_Problem to solve_
Return the listing below unchanged, minus its pictures.

_Supplied information_
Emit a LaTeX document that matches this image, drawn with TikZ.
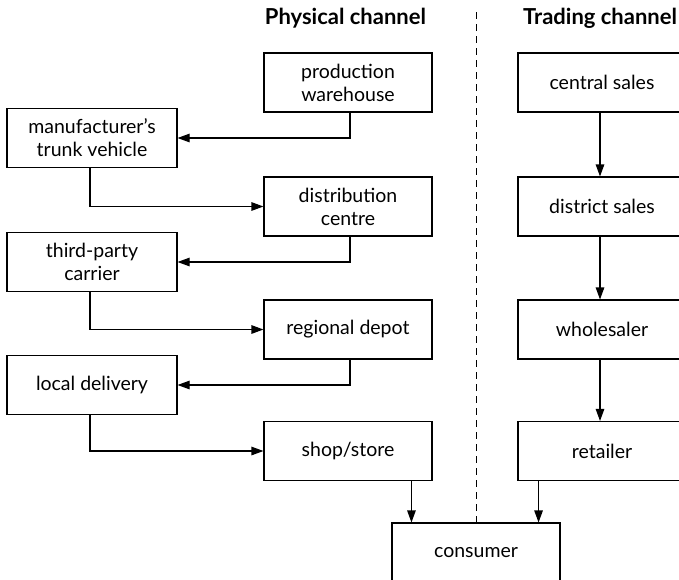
\documentclass[tikz,border=0pt]{standalone}
\usepackage{fontspec}
\setmainfont{Lato}
\usetikzlibrary{arrows.meta,calc}
\begin{document}
\begin{tikzpicture}[x=1pt,y=-1pt,
  box/.style={draw, line width=1.1pt, minimum height=59pt, inner sep=0pt,
    align=center, font=\fontsize{19.5}{23}\selectfont},
  lbox/.style={box, minimum width=170pt},
  mbox/.style={box, minimum width=168pt},
  arr/.style={line width=1.1pt, -{Triangle[length=12pt,width=8.5pt]}},
  ttl/.style={font=\fontsize{22}{26}\selectfont\bfseries, inner sep=0pt}]
\useasboundingbox (0,0) rectangle (679,579);
\clip (0,0) rectangle (679,579);
\fill[white] (0,0) rectangle (679,579);
% titles
\node[ttl] (tphys) at (345.5,18) {Physical channel};
\node[ttl, anchor=west] (ttrad) at (523,18) {Trading channel};
% physical channel
\node[mbox] (prod) at (348,82.5) {production\\warehouse};
\node[lbox] (mtv) at (92,138) {manufacturer’s\\trunk vehicle};
\node[mbox] (dc) at (348,206.5) {distribution\\centre};
\node[lbox] (tpc) at (92,262) {third-party\\carrier};
\node[mbox] (rd) at (348,329.5) {regional depot};
\node[lbox] (ld) at (92,385) {local delivery};
\node[mbox] (shop) at (348,451) {shop/store};
% trading channel
\node[mbox] (cs) at (602,82.5) {central sales};
\node[mbox] (ds) at (602,206.5) {district sales};
\node[mbox] (ws) at (602,329.5) {wholesaler};
\node[mbox] (ret) at (602,451) {retailer};
% consumer
\node[mbox] (cons) at (476,552.5) {consumer};
% connectors
\draw[arr] ([xshift=2pt]prod.south) |- (mtv.east);
\draw[arr] ([xshift=-2pt]mtv.south) |- (dc.west);
\draw[arr] ([xshift=2pt]dc.south) |- (tpc.east);
\draw[arr] ([xshift=-2pt]tpc.south) |- (rd.west);
\draw[arr] ([xshift=2pt]rd.south) |- (ld.east);
\draw[arr] ([xshift=-2pt]ld.south) |- (shop.west);
\draw[arr] ([xshift=-2pt]cs.south) -- ([xshift=-2pt]ds.north);
\draw[arr] ([xshift=-2pt]ds.south) -- ([xshift=-2pt]ws.north);
\draw[arr] ([xshift=-2pt]ws.south) -- ([xshift=-2pt]ret.north);
\coordinate (c1) at ($(cons.north west)+(20,0)$);
\coordinate (c2) at ($(cons.north east)+(-22,0)$);
\draw[arr] (c1 |- shop.south) -- (c1);
\draw[arr] (c2 |- ret.south) -- (c2);
% divider
\coordinate (dtop) at (476,12);
\draw[line width=1pt, dash pattern=on 7pt off 5pt] (dtop) -- (dtop |- cons.north);
\end{tikzpicture}
\end{document}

_Task output_
Emit a LaTeX document that matches this image, drawn with TikZ.
\documentclass[tikz,border=0pt]{standalone}
\usepackage{fontspec}
\setmainfont{Lato}
\usetikzlibrary{arrows.meta,calc}
\begin{document}
\begin{tikzpicture}[x=1pt,y=-1pt,
  box/.style={draw, line width=1.1pt, minimum height=59pt, inner sep=0pt,
    align=center, font=\fontsize{19.5}{23}\selectfont},
  lbox/.style={box, minimum width=170pt},
  mbox/.style={box, minimum width=168pt},
  arr/.style={line width=1.1pt, -{Triangle[length=12pt,width=8.5pt]}},
  ttl/.style={font=\fontsize{22}{26}\selectfont\bfseries, inner sep=0pt}]
\useasboundingbox (0,0) rectangle (679,579);
\clip (0,0) rectangle (679,579);
\fill[white] (0,0) rectangle (679,579);
% titles
\node[ttl] (tphys) at (345.5,18) {Physical channel};
\node[ttl, anchor=west] (ttrad) at (523,18) {Trading channel};
% physical channel
\node[mbox] (prod) at (348,82.5) {production\\warehouse};
\node[lbox] (mtv) at (92,138) {manufacturer’s\\trunk vehicle};
\node[mbox] (dc) at (348,206.5) {distribution\\centre};
\node[lbox] (tpc) at (92,262) {third-party\\carrier};
\node[mbox] (rd) at (348,329.5) {regional depot};
\node[lbox] (ld) at (92,385) {local delivery};
\node[mbox] (shop) at (348,451) {shop/store};
% trading channel
\node[mbox] (cs) at (602,82.5) {central sales};
\node[mbox] (ds) at (602,206.5) {district sales};
\node[mbox] (ws) at (602,329.5) {wholesaler};
\node[mbox] (ret) at (602,451) {retailer};
% consumer
\node[mbox] (cons) at (476,552.5) {consumer};
% connectors
\draw[arr] ([xshift=2pt]prod.south) |- (mtv.east);
\draw[arr] ([xshift=-2pt]mtv.south) |- (dc.west);
\draw[arr] ([xshift=2pt]dc.south) |- (tpc.east);
\draw[arr] ([xshift=-2pt]tpc.south) |- (rd.west);
\draw[arr] ([xshift=2pt]rd.south) |- (ld.east);
\draw[arr] ([xshift=-2pt]ld.south) |- (shop.west);
\draw[arr] ([xshift=-2pt]cs.south) -- ([xshift=-2pt]ds.north);
\draw[arr] ([xshift=-2pt]ds.south) -- ([xshift=-2pt]ws.north);
\draw[arr] ([xshift=-2pt]ws.south) -- ([xshift=-2pt]ret.north);
\coordinate (c1) at ($(cons.north west)+(20,0)$);
\coordinate (c2) at ($(cons.north east)+(-22,0)$);
\draw[arr] (c1 |- shop.south) -- (c1);
\draw[arr] (c2 |- ret.south) -- (c2);
% divider
\coordinate (dtop) at (476,12);
\draw[line width=1pt, dash pattern=on 7pt off 5pt] (dtop) -- (dtop |- cons.north);
\end{tikzpicture}
\end{document}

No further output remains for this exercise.